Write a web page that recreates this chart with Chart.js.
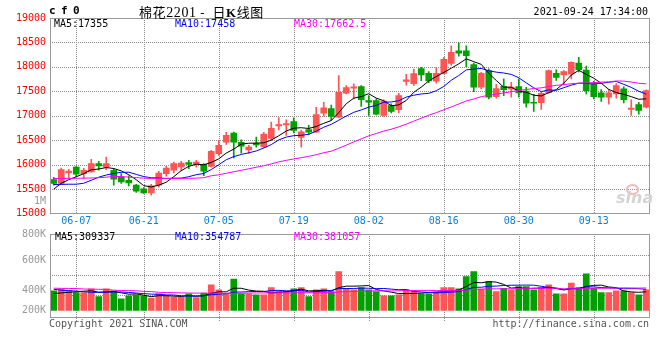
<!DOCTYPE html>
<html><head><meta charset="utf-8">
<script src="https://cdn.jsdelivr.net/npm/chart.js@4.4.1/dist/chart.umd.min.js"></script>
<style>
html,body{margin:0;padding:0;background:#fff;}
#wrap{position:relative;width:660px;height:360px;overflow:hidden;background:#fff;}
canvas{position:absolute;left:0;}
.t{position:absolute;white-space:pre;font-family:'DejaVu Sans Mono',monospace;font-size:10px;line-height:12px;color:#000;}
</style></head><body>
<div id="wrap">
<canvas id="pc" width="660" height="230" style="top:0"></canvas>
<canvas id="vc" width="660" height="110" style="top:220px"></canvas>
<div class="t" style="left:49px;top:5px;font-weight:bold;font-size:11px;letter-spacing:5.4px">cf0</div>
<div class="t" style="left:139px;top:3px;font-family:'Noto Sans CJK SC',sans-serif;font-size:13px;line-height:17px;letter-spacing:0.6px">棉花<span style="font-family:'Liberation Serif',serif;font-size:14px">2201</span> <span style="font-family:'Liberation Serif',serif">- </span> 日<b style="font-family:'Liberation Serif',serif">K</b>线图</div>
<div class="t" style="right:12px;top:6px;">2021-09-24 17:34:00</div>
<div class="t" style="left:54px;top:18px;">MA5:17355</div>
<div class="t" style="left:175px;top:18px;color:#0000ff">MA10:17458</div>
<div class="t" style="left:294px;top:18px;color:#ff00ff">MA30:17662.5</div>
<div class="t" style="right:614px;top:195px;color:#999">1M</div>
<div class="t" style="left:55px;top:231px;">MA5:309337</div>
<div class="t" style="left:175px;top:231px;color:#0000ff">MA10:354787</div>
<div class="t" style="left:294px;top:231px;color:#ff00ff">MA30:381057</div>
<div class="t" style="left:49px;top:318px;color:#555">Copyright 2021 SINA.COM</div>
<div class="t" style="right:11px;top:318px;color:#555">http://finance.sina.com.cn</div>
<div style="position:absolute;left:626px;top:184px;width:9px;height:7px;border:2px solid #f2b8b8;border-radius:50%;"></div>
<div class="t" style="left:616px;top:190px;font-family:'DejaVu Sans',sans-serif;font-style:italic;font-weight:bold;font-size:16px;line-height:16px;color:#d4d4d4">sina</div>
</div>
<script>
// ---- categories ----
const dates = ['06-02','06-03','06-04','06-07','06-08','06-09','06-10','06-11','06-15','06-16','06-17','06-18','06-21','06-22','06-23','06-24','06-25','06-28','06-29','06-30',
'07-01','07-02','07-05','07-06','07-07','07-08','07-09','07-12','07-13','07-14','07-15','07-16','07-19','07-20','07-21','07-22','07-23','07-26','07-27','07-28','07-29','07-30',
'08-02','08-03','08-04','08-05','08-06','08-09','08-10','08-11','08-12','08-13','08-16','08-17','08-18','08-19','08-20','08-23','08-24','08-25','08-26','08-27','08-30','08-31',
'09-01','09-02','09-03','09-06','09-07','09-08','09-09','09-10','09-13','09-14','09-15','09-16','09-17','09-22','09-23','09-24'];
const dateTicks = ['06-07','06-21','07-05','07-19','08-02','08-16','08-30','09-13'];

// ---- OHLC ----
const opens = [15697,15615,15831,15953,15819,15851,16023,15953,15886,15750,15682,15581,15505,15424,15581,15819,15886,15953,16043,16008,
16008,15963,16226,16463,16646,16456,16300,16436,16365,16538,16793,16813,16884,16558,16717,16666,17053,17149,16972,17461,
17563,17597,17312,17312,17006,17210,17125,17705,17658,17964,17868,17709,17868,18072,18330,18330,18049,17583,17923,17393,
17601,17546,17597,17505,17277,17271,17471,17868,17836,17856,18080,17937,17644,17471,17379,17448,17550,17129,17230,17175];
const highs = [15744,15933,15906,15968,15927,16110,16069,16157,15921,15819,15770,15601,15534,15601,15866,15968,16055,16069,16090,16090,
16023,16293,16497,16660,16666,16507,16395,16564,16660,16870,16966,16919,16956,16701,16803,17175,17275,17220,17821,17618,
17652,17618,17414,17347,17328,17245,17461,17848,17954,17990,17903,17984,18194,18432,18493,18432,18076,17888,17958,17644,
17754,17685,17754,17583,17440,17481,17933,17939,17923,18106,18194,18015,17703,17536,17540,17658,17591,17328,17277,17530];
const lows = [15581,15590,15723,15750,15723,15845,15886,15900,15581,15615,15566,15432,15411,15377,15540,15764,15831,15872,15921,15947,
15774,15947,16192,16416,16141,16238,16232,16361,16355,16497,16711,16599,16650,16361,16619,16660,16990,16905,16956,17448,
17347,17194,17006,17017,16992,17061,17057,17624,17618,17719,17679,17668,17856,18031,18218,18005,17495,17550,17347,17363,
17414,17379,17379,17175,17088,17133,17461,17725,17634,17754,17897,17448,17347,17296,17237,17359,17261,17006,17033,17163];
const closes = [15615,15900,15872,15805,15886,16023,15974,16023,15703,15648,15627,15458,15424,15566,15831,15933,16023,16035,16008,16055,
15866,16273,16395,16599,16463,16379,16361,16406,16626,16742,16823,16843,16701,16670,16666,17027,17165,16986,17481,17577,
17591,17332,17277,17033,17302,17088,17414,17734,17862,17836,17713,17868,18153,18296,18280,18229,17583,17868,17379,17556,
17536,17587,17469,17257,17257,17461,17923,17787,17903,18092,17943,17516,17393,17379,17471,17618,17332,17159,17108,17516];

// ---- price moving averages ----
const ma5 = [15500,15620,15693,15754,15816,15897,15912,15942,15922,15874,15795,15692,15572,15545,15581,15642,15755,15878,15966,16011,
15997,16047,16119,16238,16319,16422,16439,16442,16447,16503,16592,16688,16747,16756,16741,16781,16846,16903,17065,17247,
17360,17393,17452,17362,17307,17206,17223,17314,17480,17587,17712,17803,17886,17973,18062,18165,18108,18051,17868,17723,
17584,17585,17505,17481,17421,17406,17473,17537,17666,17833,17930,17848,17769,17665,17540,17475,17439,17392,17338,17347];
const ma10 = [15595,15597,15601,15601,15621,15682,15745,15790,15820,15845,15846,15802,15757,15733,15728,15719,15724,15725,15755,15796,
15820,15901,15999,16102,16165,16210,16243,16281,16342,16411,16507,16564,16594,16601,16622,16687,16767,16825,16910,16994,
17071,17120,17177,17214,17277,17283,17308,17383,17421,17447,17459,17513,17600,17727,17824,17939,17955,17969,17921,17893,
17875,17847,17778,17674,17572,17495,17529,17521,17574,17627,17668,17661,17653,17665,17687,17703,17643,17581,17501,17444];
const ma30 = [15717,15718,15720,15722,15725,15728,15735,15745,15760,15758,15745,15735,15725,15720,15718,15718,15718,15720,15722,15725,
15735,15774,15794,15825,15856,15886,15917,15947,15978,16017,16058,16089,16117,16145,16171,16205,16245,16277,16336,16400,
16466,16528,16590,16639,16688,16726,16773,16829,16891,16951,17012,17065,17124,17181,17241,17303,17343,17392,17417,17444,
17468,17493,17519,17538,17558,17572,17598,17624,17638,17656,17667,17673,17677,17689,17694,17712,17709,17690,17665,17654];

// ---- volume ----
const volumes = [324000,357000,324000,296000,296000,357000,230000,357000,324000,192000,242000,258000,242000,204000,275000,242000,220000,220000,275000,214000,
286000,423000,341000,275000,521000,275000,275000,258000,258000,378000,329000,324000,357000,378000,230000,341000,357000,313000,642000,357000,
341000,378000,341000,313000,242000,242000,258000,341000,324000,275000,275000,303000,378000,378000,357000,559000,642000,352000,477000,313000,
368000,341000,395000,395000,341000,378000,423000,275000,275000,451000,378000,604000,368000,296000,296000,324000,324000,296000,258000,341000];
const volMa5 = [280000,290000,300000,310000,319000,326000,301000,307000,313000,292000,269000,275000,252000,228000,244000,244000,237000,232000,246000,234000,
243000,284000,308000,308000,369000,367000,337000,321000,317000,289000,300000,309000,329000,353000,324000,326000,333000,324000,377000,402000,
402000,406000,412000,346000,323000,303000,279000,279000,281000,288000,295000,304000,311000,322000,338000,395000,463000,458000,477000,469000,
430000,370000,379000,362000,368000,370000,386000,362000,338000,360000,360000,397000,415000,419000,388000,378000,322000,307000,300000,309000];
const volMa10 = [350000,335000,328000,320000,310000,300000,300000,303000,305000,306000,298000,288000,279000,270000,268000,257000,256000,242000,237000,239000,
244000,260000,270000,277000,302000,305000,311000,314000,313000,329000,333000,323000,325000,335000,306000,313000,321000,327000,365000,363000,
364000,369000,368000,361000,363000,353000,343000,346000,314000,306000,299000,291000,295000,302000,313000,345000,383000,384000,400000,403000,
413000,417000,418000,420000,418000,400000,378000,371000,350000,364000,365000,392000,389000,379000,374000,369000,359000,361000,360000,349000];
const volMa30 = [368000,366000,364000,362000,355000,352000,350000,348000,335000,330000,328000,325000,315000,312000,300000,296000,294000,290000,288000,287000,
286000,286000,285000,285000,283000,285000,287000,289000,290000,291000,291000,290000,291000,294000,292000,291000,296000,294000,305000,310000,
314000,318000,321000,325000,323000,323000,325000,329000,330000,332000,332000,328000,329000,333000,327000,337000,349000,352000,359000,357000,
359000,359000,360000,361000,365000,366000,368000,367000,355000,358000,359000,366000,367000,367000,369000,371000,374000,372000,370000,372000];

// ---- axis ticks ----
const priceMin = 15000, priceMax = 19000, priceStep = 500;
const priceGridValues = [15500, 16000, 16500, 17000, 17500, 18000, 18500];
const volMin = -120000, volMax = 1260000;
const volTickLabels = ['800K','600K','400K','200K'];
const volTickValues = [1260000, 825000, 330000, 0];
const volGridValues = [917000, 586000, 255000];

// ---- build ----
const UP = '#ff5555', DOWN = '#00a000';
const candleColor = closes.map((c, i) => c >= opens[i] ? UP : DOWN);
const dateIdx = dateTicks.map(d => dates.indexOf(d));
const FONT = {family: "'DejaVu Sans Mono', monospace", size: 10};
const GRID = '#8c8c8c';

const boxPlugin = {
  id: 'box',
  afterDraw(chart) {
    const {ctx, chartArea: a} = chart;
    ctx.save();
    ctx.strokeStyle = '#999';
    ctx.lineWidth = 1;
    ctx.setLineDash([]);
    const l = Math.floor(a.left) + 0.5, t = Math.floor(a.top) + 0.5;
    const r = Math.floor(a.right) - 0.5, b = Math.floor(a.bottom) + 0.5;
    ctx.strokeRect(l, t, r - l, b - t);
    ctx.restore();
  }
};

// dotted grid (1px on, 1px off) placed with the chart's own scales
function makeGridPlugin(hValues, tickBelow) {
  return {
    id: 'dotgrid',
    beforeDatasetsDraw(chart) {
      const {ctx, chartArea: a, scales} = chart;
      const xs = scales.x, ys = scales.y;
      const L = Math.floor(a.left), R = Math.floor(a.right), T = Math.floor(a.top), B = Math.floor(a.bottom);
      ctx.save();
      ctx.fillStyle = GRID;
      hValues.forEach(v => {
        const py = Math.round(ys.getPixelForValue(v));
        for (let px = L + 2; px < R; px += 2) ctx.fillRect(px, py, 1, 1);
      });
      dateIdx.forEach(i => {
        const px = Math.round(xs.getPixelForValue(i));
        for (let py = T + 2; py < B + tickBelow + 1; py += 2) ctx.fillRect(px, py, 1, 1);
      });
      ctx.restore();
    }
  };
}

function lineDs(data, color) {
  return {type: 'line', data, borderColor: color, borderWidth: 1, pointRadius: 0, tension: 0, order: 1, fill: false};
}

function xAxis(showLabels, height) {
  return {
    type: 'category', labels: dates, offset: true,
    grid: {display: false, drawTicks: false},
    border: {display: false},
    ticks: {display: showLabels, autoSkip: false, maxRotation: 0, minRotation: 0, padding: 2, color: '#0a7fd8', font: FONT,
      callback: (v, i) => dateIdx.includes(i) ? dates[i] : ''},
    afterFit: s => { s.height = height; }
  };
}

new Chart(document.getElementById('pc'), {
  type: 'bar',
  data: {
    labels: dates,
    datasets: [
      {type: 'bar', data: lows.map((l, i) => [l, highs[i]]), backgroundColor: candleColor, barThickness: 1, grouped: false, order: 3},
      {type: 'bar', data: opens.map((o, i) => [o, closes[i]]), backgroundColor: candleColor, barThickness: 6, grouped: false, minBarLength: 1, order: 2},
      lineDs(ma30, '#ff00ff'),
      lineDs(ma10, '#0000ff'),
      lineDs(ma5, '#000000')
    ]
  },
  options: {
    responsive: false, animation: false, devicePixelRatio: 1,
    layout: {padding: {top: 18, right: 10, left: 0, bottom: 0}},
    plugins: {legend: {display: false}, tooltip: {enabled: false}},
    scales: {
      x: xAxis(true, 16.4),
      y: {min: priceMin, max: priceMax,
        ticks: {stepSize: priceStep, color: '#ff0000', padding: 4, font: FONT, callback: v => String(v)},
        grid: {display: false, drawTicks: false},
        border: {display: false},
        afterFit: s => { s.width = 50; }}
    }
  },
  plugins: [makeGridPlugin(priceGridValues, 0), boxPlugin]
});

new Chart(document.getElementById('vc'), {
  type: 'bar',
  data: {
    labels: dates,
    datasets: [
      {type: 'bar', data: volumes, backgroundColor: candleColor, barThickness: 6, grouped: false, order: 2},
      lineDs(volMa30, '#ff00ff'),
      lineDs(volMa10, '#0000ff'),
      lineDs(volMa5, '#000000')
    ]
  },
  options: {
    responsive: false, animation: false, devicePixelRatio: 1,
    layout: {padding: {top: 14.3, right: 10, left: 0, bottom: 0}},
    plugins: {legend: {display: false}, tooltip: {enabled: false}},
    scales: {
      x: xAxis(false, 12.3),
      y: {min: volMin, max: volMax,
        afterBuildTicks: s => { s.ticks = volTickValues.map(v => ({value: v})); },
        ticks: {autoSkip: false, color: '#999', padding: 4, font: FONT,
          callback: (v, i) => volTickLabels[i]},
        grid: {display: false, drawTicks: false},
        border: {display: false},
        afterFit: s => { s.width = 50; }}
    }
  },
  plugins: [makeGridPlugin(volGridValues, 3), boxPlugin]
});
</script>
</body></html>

----

• **What is required**: Copy out every line from the material above in which the word "with" appears.

• **Full solution**:
Write a web page that recreates this chart with Chart.js.
// dotted grid (1px on, 1px off) placed with the chart's own scales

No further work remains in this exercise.